As soon as the cartoon started, so did the rain. Then we heard from way in the back of the field a roar of screams as a huge sheet of water wafted over the crowd. Everyone dived for shelter under their blankets or umbrellas. It rained really hard for about ten minutes. There was nothing to do; we were stuck. We’d just sat there under our umbrellas trying to make sure that our cookies and dinner didn’t get wet. It was too late to move because we’d get even more drenched and we had a full picnic to pack up. We decided it was better just to stay put. Eventually, the rain let up and Guys and Dolls started. Again, they announced that the rain was going to be brief and the movie would continue. So we sat under our umbrellas and waited. Instead of it letting up; it got worse… and worse. It was a downpour. We huddled under our umbrellas while the rain drops sparkled in a Technicolor beam to the screen.
It kept raining. We weren’t the only crazy people there, maybe a few hundred others stayed too. Some huddled under tarps a couple people had make-shift tents; most likely former boy scouts. There was a nearby couple who just had a blanket, no umbrella. They sat there getting soaked. You’ve really got to be a Stubby Kaye fan to do that!
It rained some more. I would drink a half a glass of wine put it down and then it will be filled to the brim with rain water. My feet were becoming wrinkled and my umbrella could not stand the amount of water pooling up on it and was dripping on my chest. I bent over just slightly towards Gloria who was valiantly huddled under her umbrella and a big plop of water flowed off the top of my umbrella and poured directly into her crotch. “That was my only dry spot” she moaned.
By the time that Marlon takes Jean Simmons to Cuba the rain had stopped and a beautiful lake breeze drifted over us. Afterwards, it was really difficult trying to pack everything up. I had brought a big antique quilted patchwork throw made from bits and pieces of old curtains. It was soaked and heavy. In the cab on the way home I must have dripped a gallon of water in the back seat. The next day, I woke up horribly sick and I was having trouble breathing. I suspect my lungs had filled with water.

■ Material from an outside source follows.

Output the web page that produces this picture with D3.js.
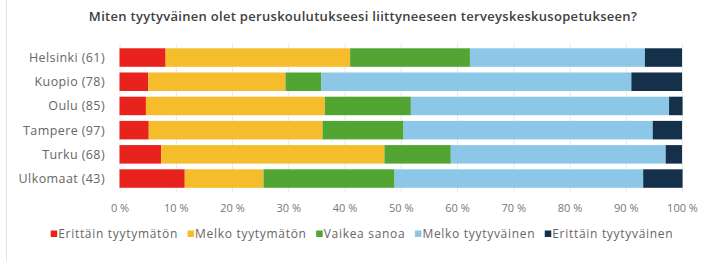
<!DOCTYPE html>
<html>
<head>
<meta charset="utf-8">
<script src="https://cdn.jsdelivr.net/npm/d3@7"></script>
<style>
  body { margin: 0; background: #fff; }
  text { font-family: "Open Sans", Roboto, sans-serif; }
</style>
</head>
<body>
<div id="canvas"></div>
<script>
const title = 'Miten tyytyväinen olet peruskoulutukseesi liittyneeseen terveyskeskusopetukseen?';
const categories = ['Helsinki (61)', 'Kuopio (78)', 'Oulu (85)', 'Tampere (97)', 'Turku (68)', 'Ulkomaat (43)'];
const seriesNames = ['Erittäin tyytymätön', 'Melko tyytymätön', 'Vaikea sanoa', 'Melko tyytyväinen', 'Erittäin tyytyväinen'];
const colors = ['#e8231d', '#f5bd2b', '#52a533', '#8dc7e8', '#15304a'];
// percentages per category, one array per series
const veryUnsatisfied = [8.2, 5.1, 4.7, 5.2, 7.4, 11.6];
const fairlyUnsatisfied = [32.8, 24.4, 31.8, 30.9, 39.7, 14.0];
const hardToSay = [21.3, 6.4, 15.3, 14.4, 11.8, 23.3];
const fairlySatisfied = [31.1, 55.1, 45.9, 44.3, 38.2, 44.2];
const verySatisfied = [6.6, 9.0, 2.4, 5.2, 2.9, 7.0];
const tickValues = [0, 10, 20, 30, 40, 50, 60, 70, 80, 90, 100];

const width = 707, height = 261;
const svg = d3.select('#canvas')
  .append('svg')
    .attr('width', width)
    .attr('height', height);

// faint frame line on the left
svg.append('line')
  .attr('x1', 6.5).attr('x2', 6.5)
  .attr('y1', 0).attr('y2', height)
  .attr('stroke', '#e2e2e2');

svg.append('text')
  .attr('x', 363)
  .attr('y', 21)
  .attr('text-anchor', 'middle')
  .attr('font-size', 13)
  .attr('font-weight', 600)
  .attr('letter-spacing', 0.3)
  .attr('fill', '#404040')
  .text(title);

const x = d3.scaleLinear().domain([0, 100]).range([119.5, 682]);
const y = d3.scaleBand()
  .domain(categories)
  .range([45.45, 190.65])
  .paddingInner(0.235)
  .paddingOuter(0.1175);

// gridlines
svg.append('g')
  .selectAll('line')
  .data(tickValues)
  .join('line')
    .attr('x1', d => x(d) + 0.5)
    .attr('x2', d => x(d) + 0.5)
    .attr('y1', 44)
    .attr('y2', 192)
    .attr('stroke', '#e8e8e8');

const table = categories.map((c, i) => {
  const row = { cat: c };
  [veryUnsatisfied, fairlyUnsatisfied, hardToSay, fairlySatisfied, verySatisfied]
    .forEach((s, j) => row[seriesNames[j]] = s[i]);
  return row;
});
const stacked = d3.stack().keys(seriesNames)(table);

svg.append('g')
  .selectAll('g')
  .data(stacked)
  .join('g')
    .attr('fill', (d, i) => colors[i])
  .selectAll('rect')
  .data(d => d)
  .join('rect')
    .attr('x', d => x(d[0]))
    .attr('width', d => x(d[1]) - x(d[0]))
    .attr('y', d => y(d.data.cat))
    .attr('height', y.bandwidth());

// category labels
svg.append('g')
  .selectAll('text')
  .data(categories)
  .join('text')
    .attr('x', 105)
    .attr('y', d => y(d) + y.bandwidth() / 2)
    .attr('dy', '0.36em')
    .attr('text-anchor', 'end')
    .attr('font-size', 12.5)
    .attr('letter-spacing', 0.4)
    .attr('fill', '#666')
    .text(d => d);

// x axis tick labels
const xAxis = d3.axisBottom(x)
  .tickValues(tickValues)
  .tickFormat(d => d + ' %')
  .tickSize(0)
  .tickPadding(0);
const axisG = svg.append('g')
  .attr('transform', 'translate(0,204)')
  .call(xAxis);
axisG.select('.domain').remove();
axisG.selectAll('text')
  .attr('font-family', '"Open Sans", sans-serif')
  .attr('font-size', 11)
  .attr('fill', '#777');

// legend
const legend = svg.append('g').attr('transform', 'translate(50.7,0)');
let lx = 0;
seriesNames.forEach((name, i) => {
  const item = legend.append('g').attr('transform', `translate(${lx},0)`);
  item.append('rect')
    .attr('x', 0).attr('y', 230.5)
    .attr('width', 6.5).attr('height', 6.5)
    .attr('fill', colors[i]);
  const t = item.append('text')
    .attr('x', 7.5)
    .attr('y', 237.5)
    .attr('font-size', 12)
    .attr('letter-spacing', 0.7)
    .attr('fill', '#666')
    .text(name);
  lx += 7.5 + t.node().getComputedTextLength() + 9.5;
});
</script>
</body>
</html>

So summer is here again. I'm hoping for more magical nights, although magic seems pretty slim these days. As I get older it gets a little harder to drag my blanket out there, then worry that ten minutes before the movie starts someone with a big chair will put it in front of me. Still this year the movies are back to being fun and interesting. I guess Roger has been too sick to pick them, the poor thing.

Happy summer!
5 comments:
The Citizen Kane - or as you titled the email at the time: "Citizen Pain" - is forever burned in my brain... still one of the funniest things you have ever written - but I like this overall overview even better!
DannyB
I'd love to see another movie in Grant Park! I've been busy the last couple of months, but there are some I'd love to see...
My favorite part of "Citizen Kane" was Phoebe Tyler from "All My Children" as his first wife, glaring wordlessly at him across the breakfast table...
Love these funny/sad reminiscences, Johnny. Thanks for sharing them.
I love the idea fo Movies in the aprk but those crowds drive me mad. We were drenched during The Birds and I haven't been back.
My first one ever was "Auntie Mame" six years ago...it was an incredible experience watching such a diverse mix of folks--entire families of all races, single gays and lesbians and groups of wise-asses like myself--completely enjoy, laugh at, and GET the movie.
Sorry you got wet during yours, David...but you know we love you moist!